8. Uzbekistan Has An Impressive Literacy Rate
About 99.9% of adults in Uzbekistan can read and write, making it one of the most literate countries. Unfortunately, only about 76% of the under-15 population is currently enrolled in education, meaning the literacy rate will likely reduce significantly soon.
9. Palov Is Uzbekistan’s Signature Dish
Agriculture hugely influences Uzbek’s cuisine. With a lot of grain farming in the region, most natives rely on noodles and bread. Even though it wasn’t available for everyone until the 1930s, Palov, a main course consisting of meat, onions, carrots, and rice, is the country’s staple food today. Mutton is also a popular delicacy in the country since sheep are widely domesticated.
10. Soccer Is the Most Prominent Sport in Uzbekistan
People in Uzbekistan love soccer, with most following the Uzbek Super League keenly. Other popular sports in the country include hockey, rugby, futsal, chess, and basketball. The country is also home to former professional cyclist Djamolidine Abdoujaparov, who won the green jersey points in the Tour de France.
11. Cotton Is Uzbekistan’s Main Cash Crop
Accounting for over 17% of Uzbekistan’s exports, cotton is the country’s most important cash crop. Uzbekistan’s annual cotton production averages 1 Million tons of fiber, contributing up to 5% of the world’s silk production. It ranks well in the top 10 cotton-producing countries and is the 11th biggest exporter.
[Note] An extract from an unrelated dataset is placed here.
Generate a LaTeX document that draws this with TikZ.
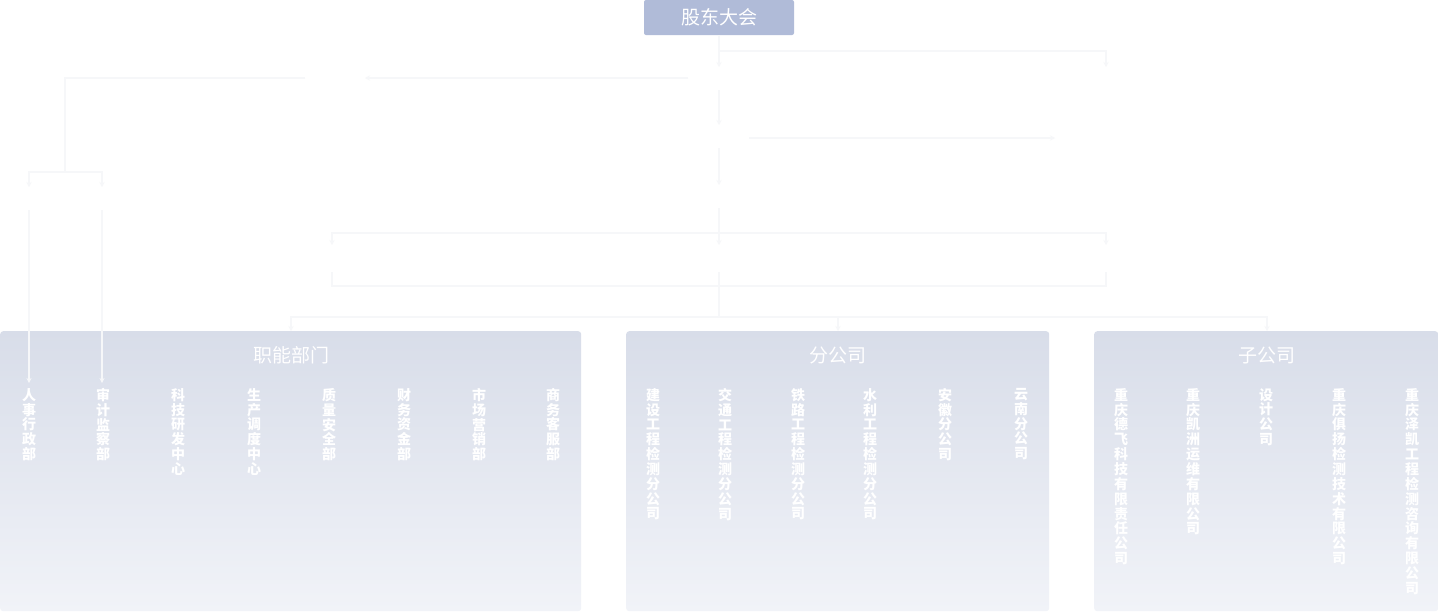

12. Two Men Were Executed By Boiling in Uzbekistan
In 2002, two men, Muzafar Avazov and Husdin Alimov, who were taken as “religious prisoners,” were executed by being boiled to death. Even though this wasn’t done publicly, the doctors who examined their bodies swore that the only way to explain the burns on the deceased bodies was that they were immersed in boiling water.
13. Uzbekistan Has Serious Policies to Curb Exam Cheating
Uzbekistan is so serious about curbing exam cheating that the authorities shut down the country’s internet and SMS services for about six hours during key college exam periods. However, natives say that despite the stringent measures, students still cheat, given the country’s high corruption levels.
14. Child Labor Was a Thing in Uzbekistan
Even though the country’s cotton industry has always been commendable, the same cannot be said about the conditions of the workers in the cotton farms. In the past, child labor in cotton production was deemed “normal,” with children as young as 9 employed in the cotton fields. Child workers who refused to work were beaten, while adults were penalized with lower incomes.
15. Uzbekistan Suffered a Cotton Ban
Given the continued reports of human rights misconduct in Uzbekistan, several companies, including Tesco, H&M, and Adidas, announced a ban on Uzbekistan’s cotton products. The authorities in the country responded to the international pressure by banning children from working in cotton fields. In 2022, the Cotton Campaign ended its call to boycott Uzbek cotton. Forced labor is no longer a thing.
16. Uzbekistan Has One of the Fastest Rail System
Uzbekistan is one of two countries in central Asia with a subway system. Tourists hail the Uzbek high-speed rail as clean, comfortable, and efficient, almost to what is in Europe. The bullet trains clock as high as 250km per hour (160mph).
17. It Has the Highest Population in Central Asia
With a population of over 36 million people, Uzbekistan has the highest population in Central Asia. In fact, it contributes to about half of the entire region’s total population. Uzbeks make up the majority of the people. The other ethnic groups include Russians, Tajiks, Karakalpak, Kazakhs, and Tatars.
18. A Woman Once Pretended to Be Miss Uzbekistan in 2015
The Miss World Competition usually happens yearly; it was hosted in Indonesia in 2013. For this edition, something peculiar happened: a woman known as Rakhima Ganieva entered the competition, claiming to represent Uzbekistan. On the contrary, Uzbekistan had never had a Miss Uzbekistan competition, so the Ministry of Culture and Sports had no idea who she was.